Creating products capable of going full circle is an ephemeral and difficult task. A few companies now believe the solution is to eliminate apparel waste starting at the source, by urging consumers to shop less and take better care of their clothing.
Patagonia, as part of its Common Threads initiative, has helped customers repair more than 30,000 items since January 2012 and plans this fall to attach do-it-yourself repair guides to some products. And since the holiday shopping season, the brand has used a billboard in New York to urge customers to “don’t buy what you don’t need.”
There’s a similar philosophy of “fewer, better things” at San Francisco e-commerce company Cuyana, which asks consumers to carefully curate their closets with a few key pieces instead of buying on impulse.

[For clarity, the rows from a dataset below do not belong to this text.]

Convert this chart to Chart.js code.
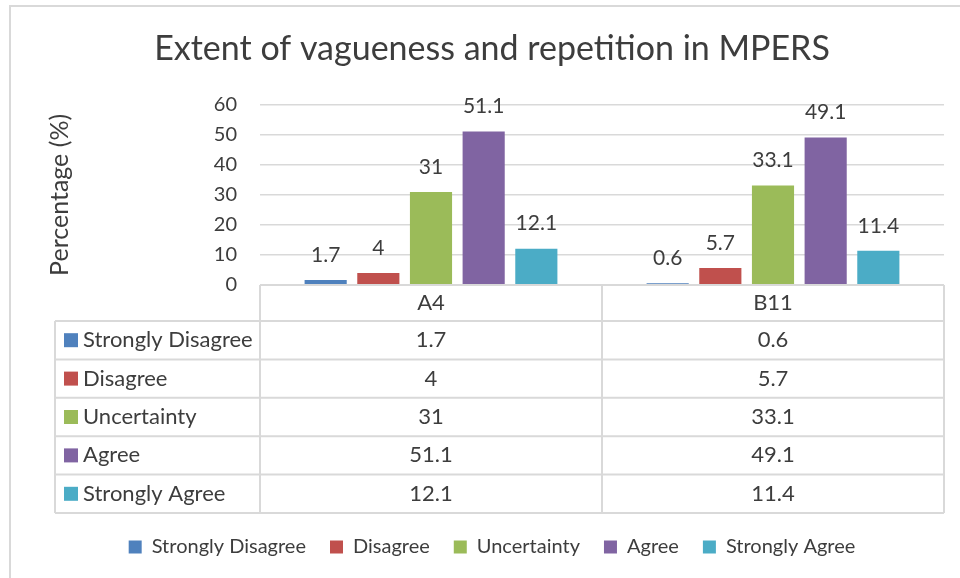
<!DOCTYPE html>
<html lang="en">
<head>
    <meta charset="UTF-8">
    <meta name="viewport" content="width=device-width, initial-scale=1.0">
    <title>Extent of vagueness and repetition in MPERS</title>
    <script src="https://cdn.jsdelivr.net/npm/chart.js"></script>
    <style>
        * {
            margin: 0;
            padding: 0;
            box-sizing: border-box;
        }
        body {
            background-color: #fff;
            width: 960px;
            height: 578px;
            overflow: hidden;
        }
    </style>
</head>
<body>
    <canvas id="vagueChart" width="960" height="578"></canvas>

    <script>
        // data
        const categories = ['A4', 'B11'];
        const seriesNames = ['Strongly Disagree', 'Disagree', 'Uncertainty', 'Agree', 'Strongly Agree'];
        const stronglyDisagree = [1.7, 0.6];
        const disagree = [4, 5.7];
        const uncertainty = [31, 33.1];
        const agree = [51.1, 49.1];
        const stronglyAgree = [12.1, 11.4];
        const yMin = 0;
        const yMax = 60;
        const yStep = 10;

        const seriesValues = [stronglyDisagree, disagree, uncertainty, agree, stronglyAgree];
        const seriesColors = ['#4f81bd', '#c0504d', '#9bbb59', '#8064a2', '#4bacc6'];

        const FONT = 'Lato, "Open Sans", sans-serif';
        const TEXT = '#3d3d3d';
        const LINE = '#d9d9d9';

        // white page + the light frame around the chart (only top and left are in view)
        const frame = {
            id: 'frame',
            beforeDraw(chart) {
                const ctx = chart.ctx;
                ctx.save();
                ctx.fillStyle = '#fff';
                ctx.fillRect(0, 0, chart.width, chart.height);
                ctx.strokeStyle = LINE;
                ctx.lineWidth = 2;
                ctx.beginPath();
                ctx.moveTo(10, chart.height);
                ctx.lineTo(10, 6);
                ctx.lineTo(chart.width, 6);
                ctx.stroke();
                ctx.restore();
            }
        };

        // value labels above each bar
        const barLabels = {
            id: 'barLabels',
            afterDatasetsDraw(chart) {
                const ctx = chart.ctx;
                ctx.save();
                ctx.font = '21px ' + FONT;
                ctx.fillStyle = TEXT;
                ctx.textAlign = 'center';
                ctx.textBaseline = 'middle';
                chart.data.datasets.forEach((ds, i) => {
                    chart.getDatasetMeta(i).data.forEach((bar, j) => {
                        ctx.fillText(String(ds.data[j]), bar.x, bar.y - 25);
                    });
                });
                ctx.restore();
            }
        };

        // data table under the plot, built from the x scale
        const dataTable = {
            id: 'dataTable',
            afterDraw(chart) {
                const ctx = chart.ctx;
                const area = chart.chartArea;
                const x = chart.scales.x;
                const sets = chart.data.datasets;
                const left = 55;
                const top = area.bottom;
                const bottom = x.bottom;
                const headerH = 36;
                const rowH = (bottom - top - headerH) / sets.length;
                const half = (x.getPixelForValue(1) - x.getPixelForValue(0)) / 2;

                ctx.save();
                ctx.strokeStyle = LINE;
                ctx.lineWidth = 2;
                ctx.beginPath();
                ctx.moveTo(area.left, top);
                ctx.lineTo(area.right, top);
                for (let r = 0; r <= sets.length; r++) {
                    const y = top + headerH + r * rowH;
                    ctx.moveTo(left, y);
                    ctx.lineTo(area.right, y);
                }
                ctx.moveTo(left, top + headerH);
                ctx.lineTo(left, bottom);
                ctx.moveTo(area.left, top);
                ctx.lineTo(area.left, bottom);
                chart.data.labels.forEach((lab, i) => {
                    const edge = x.getPixelForValue(i) + half;
                    ctx.moveTo(edge, top);
                    ctx.lineTo(edge, bottom);
                });
                ctx.stroke();

                ctx.font = '22px ' + FONT;
                ctx.fillStyle = TEXT;
                ctx.textBaseline = 'middle';
                ctx.textAlign = 'center';
                chart.data.labels.forEach((lab, i) => {
                    ctx.fillText(lab, x.getPixelForValue(i), top + headerH / 2);
                });
                sets.forEach((ds, r) => {
                    const cy = top + headerH + r * rowH + rowH / 2;
                    ctx.fillStyle = ds.backgroundColor;
                    ctx.fillRect(64, cy - 7, 14, 14);
                    ctx.fillStyle = TEXT;
                    ctx.textAlign = 'left';
                    ctx.fillText(ds.label, 83, cy);
                    ctx.textAlign = 'center';
                    ds.data.forEach((v, i) => {
                        ctx.fillText(String(v), x.getPixelForValue(i), cy);
                    });
                });
                ctx.restore();
            }
        };

        function buildDatasets() {
            return seriesNames.map((name, i) => ({
                label: name,
                data: seriesValues[i],
                backgroundColor: seriesColors[i],
                borderWidth: 0,
                categoryPercentage: 0.77,
                barPercentage: 0.8
            }));
        }

        window.onload = function() {
            const ctx = document.getElementById('vagueChart').getContext('2d');
            new Chart(ctx, {
                type: 'bar',
                data: {
                    labels: categories,
                    datasets: buildDatasets()
                },
                options: {
                    responsive: false,
                    animation: false,
                    layout: {
                        padding: { top: 21, right: 16, bottom: 11, left: 40 }
                    },
                    scales: {
                        x: {
                            grid: { display: false },
                            border: { display: false },
                            ticks: { display: false },
                            afterFit(scale) { scale.height = 228; }
                        },
                        y: {
                            min: yMin,
                            max: yMax,
                            ticks: {
                                stepSize: yStep,
                                padding: 23,
                                color: TEXT,
                                font: { family: FONT, size: 20 }
                            },
                            grid: { color: LINE, lineWidth: 1.5, drawTicks: false },
                            border: { display: false },
                            title: {
                                display: true,
                                text: 'Percentage (%)',
                                color: TEXT,
                                font: { family: FONT, size: 25 },
                                padding: { top: 5, bottom: 0 }
                            },
                            afterFit(scale) { scale.width = 220; }
                        }
                    },
                    plugins: {
                        title: {
                            display: true,
                            text: 'Extent of vagueness and repetition in MPERS',
                            color: TEXT,
                            font: { family: FONT, size: 34, weight: 'normal' },
                            padding: { top: 8, bottom: 35 }
                        },
                        legend: {
                            position: 'bottom',
                            labels: {
                                color: TEXT,
                                font: { family: FONT, size: 20 },
                                boxWidth: 13,
                                boxHeight: 13,
                                padding: 24
                            }
                        },
                        tooltip: { enabled: false }
                    }
                },
                plugins: [frame, barLabels, dataTable]
            });
        };
    </script>
</body>
</html>
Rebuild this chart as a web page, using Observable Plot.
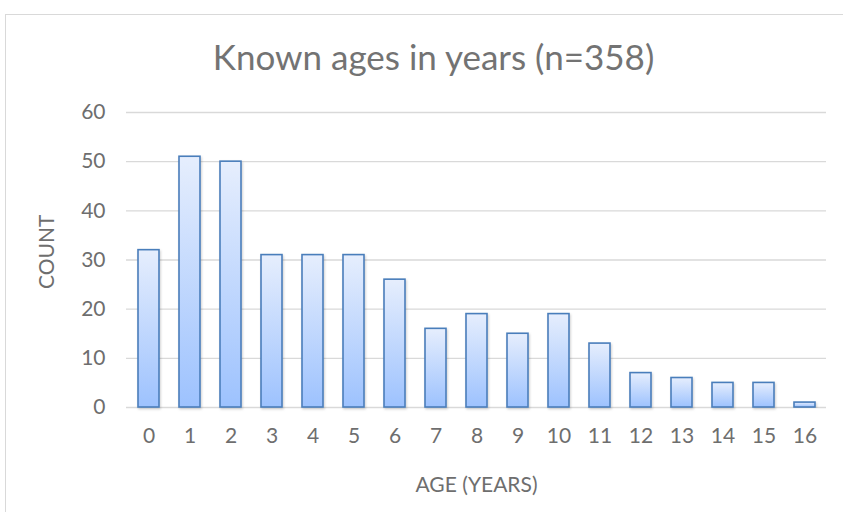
<!DOCTYPE html>
<html>
<head>
<meta charset="utf-8">
<script src="https://cdn.jsdelivr.net/npm/d3@7"></script>
<script src="https://cdn.jsdelivr.net/npm/@observablehq/plot@0.6"></script>
<style>
  html, body { margin: 0; padding: 0; background: #fff; }
  #wrap { position: relative; width: 843px; height: 512px; overflow: hidden; }
  #frame { position: absolute; left: 5px; top: 14px; width: 900px; height: 600px; border-left: 1px solid #d9d9d9; border-top: 1px solid #d9d9d9; pointer-events: none; }
  #chart { position: absolute; left: 0; top: 0; }
</style>
</head>
<body>
<div id="wrap"><div id="frame"></div><div id="chart"></div></div>
<script>
const ages = ["0","1","2","3","4","5","6","7","8","9","10","11","12","13","14","15","16"];
const counts = [32, 51, 50, 31, 31, 31, 26, 16, 19, 15, 19, 13, 7, 6, 5, 5, 1];
const yTicks = [0, 10, 20, 30, 40, 50, 60];
const title = "Known ages in years (n=358)";
const xLabel = "AGE (YEARS)";
const yLabel = "COUNT";

const data = ages.map((a, i) => ({age: a, count: counts[i]}));

const NS = "http://www.w3.org/2000/svg";
function defsMark() {
  const defs = document.createElementNS(NS, "defs");
  defs.innerHTML = `
    <linearGradient id="barGrad" x1="0" y1="0" x2="0" y2="1">
      <stop offset="0" stop-color="#e6eefd"/>
      <stop offset="1" stop-color="#9dc2fe"/>
    </linearGradient>
    <filter id="shadow" x="-30%" y="-10%" width="160%" height="130%">
      <feDropShadow dx="1" dy="1.5" stdDeviation="1.2" flood-color="#000" flood-opacity="0.18"/>
    </filter>`;
  return defs;
}

const txt = "#6e6e6e";
const plot = Plot.plot({
  width: 843,
  height: 512,
  marginLeft: 126,
  marginRight: 17,
  marginTop: 112,
  marginBottom: 105,
  style: {fontFamily: "Lato, sans-serif", fontSize: "21px", color: txt, background: "transparent"},
  x: {domain: ages, paddingInner: 0.49, paddingOuter: 0.25, label: null},
  y: {domain: [0, 60], label: null},
  marks: [
    defsMark,
    Plot.gridY(yTicks, {stroke: "#d9d9d9", strokeOpacity: 1, strokeWidth: 1.3}),
    Plot.barY(data, {x: "age", y: "count", fill: "url(#barGrad)", stroke: "#4a7ebb", strokeWidth: 1.6}),
    Plot.axisY(yTicks, {tickSize: 0, tickPadding: 21, fontSize: 21, fill: txt, label: null}),
    Plot.axisX(ages, {tickSize: 0, tickPadding: 21, fontSize: 21, fill: txt, label: null}),
    Plot.text([title], {frameAnchor: "top", dx: -43, dy: -54, fontSize: 35, fill: "#737373", lineAnchor: "middle"}),
    Plot.text([xLabel], {frameAnchor: "bottom", dy: 78, fontSize: 21, fill: txt, lineAnchor: "middle"}),
    Plot.text([yLabel], {frameAnchor: "left", dx: -79, dy: 29, rotate: -90, fontSize: 21, fill: txt, lineAnchor: "middle"})
  ]
});
plot.querySelectorAll("g[aria-label='bar'] rect").forEach(r => r.setAttribute("filter", "url(#shadow)"));
document.getElementById("chart").appendChild(plot);
</script>
</body>
</html>
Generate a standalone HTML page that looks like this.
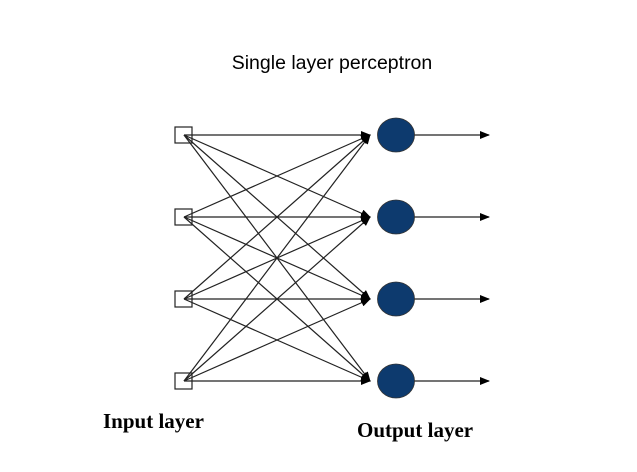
<!DOCTYPE html>
<html><head><style>body{margin:0;background:#fff}</style></head><body>
<svg width="637" height="467" xmlns="http://www.w3.org/2000/svg">
<defs><marker id="a" markerWidth="10" markerHeight="8" refX="9" refY="4" orient="auto" markerUnits="userSpaceOnUse"><path d="M0,0 L10,4 L0,8 z" fill="#000"/></marker></defs>
<text x="332" y="69" font-family="Liberation Sans, sans-serif" font-size="19.5" text-anchor="middle">Single layer perceptron</text>
<g stroke="#222" stroke-width="1.2" fill="none">
<g marker-end="url(#a)">
<line x1="184" y1="135" x2="370" y2="135"/><line x1="184" y1="135" x2="370" y2="217"/><line x1="184" y1="135" x2="370" y2="299"/><line x1="184" y1="135" x2="370" y2="381"/>
<line x1="184" y1="217" x2="370" y2="135"/><line x1="184" y1="217" x2="370" y2="217"/><line x1="184" y1="217" x2="370" y2="299"/><line x1="184" y1="217" x2="370" y2="381"/>
<line x1="184" y1="299" x2="370" y2="135"/><line x1="184" y1="299" x2="370" y2="217"/><line x1="184" y1="299" x2="370" y2="299"/><line x1="184" y1="299" x2="370" y2="381"/>
<line x1="184" y1="381" x2="370" y2="135"/><line x1="184" y1="381" x2="370" y2="217"/><line x1="184" y1="381" x2="370" y2="299"/><line x1="184" y1="381" x2="370" y2="381"/>
<line x1="414" y1="135" x2="489" y2="135"/><line x1="414" y1="217" x2="489" y2="217"/><line x1="414" y1="299" x2="489" y2="299"/><line x1="414" y1="381" x2="489" y2="381"/>
</g>
<g fill="#fff" fill-opacity="0">
<rect x="175" y="127" width="17" height="16"/><rect x="175" y="209" width="17" height="16"/><rect x="175" y="291" width="17" height="16"/><rect x="175" y="373" width="17" height="16"/>
</g>
</g>
<g fill="#0d3a6e" stroke="#333" stroke-width="0.8">
<ellipse cx="396" cy="135" rx="18.5" ry="17"/><ellipse cx="396" cy="217" rx="18.5" ry="17"/><ellipse cx="396" cy="299" rx="18.5" ry="17"/><ellipse cx="396" cy="381" rx="18.5" ry="17"/>
</g>
<text x="103" y="428" font-family="Liberation Serif, serif" font-weight="bold" font-size="21">Input layer</text>
<text x="357" y="437" font-family="Liberation Serif, serif" font-weight="bold" font-size="21">Output layer</text>
</svg>
</body></html>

Using a strategy that co-founder Shilpa Shah calls “the retail version of farm-to-table,” Cuyana goes to a single country to source fabric and manufacture garments for each collection. The strategy helps lower transportation costs, enabling the brand to keep prices low while maintaining quality.
The company, which avoids wholesale brokers, also sells exclusively online to avoid bricks-and-mortar maintenance expenses and to better manage inventory levels.
“We’ve always believed in longevity, and we’ve always been anti-fast fashion,” Shah said. “But we’re not preaching minimalism. We just want our products to go further.”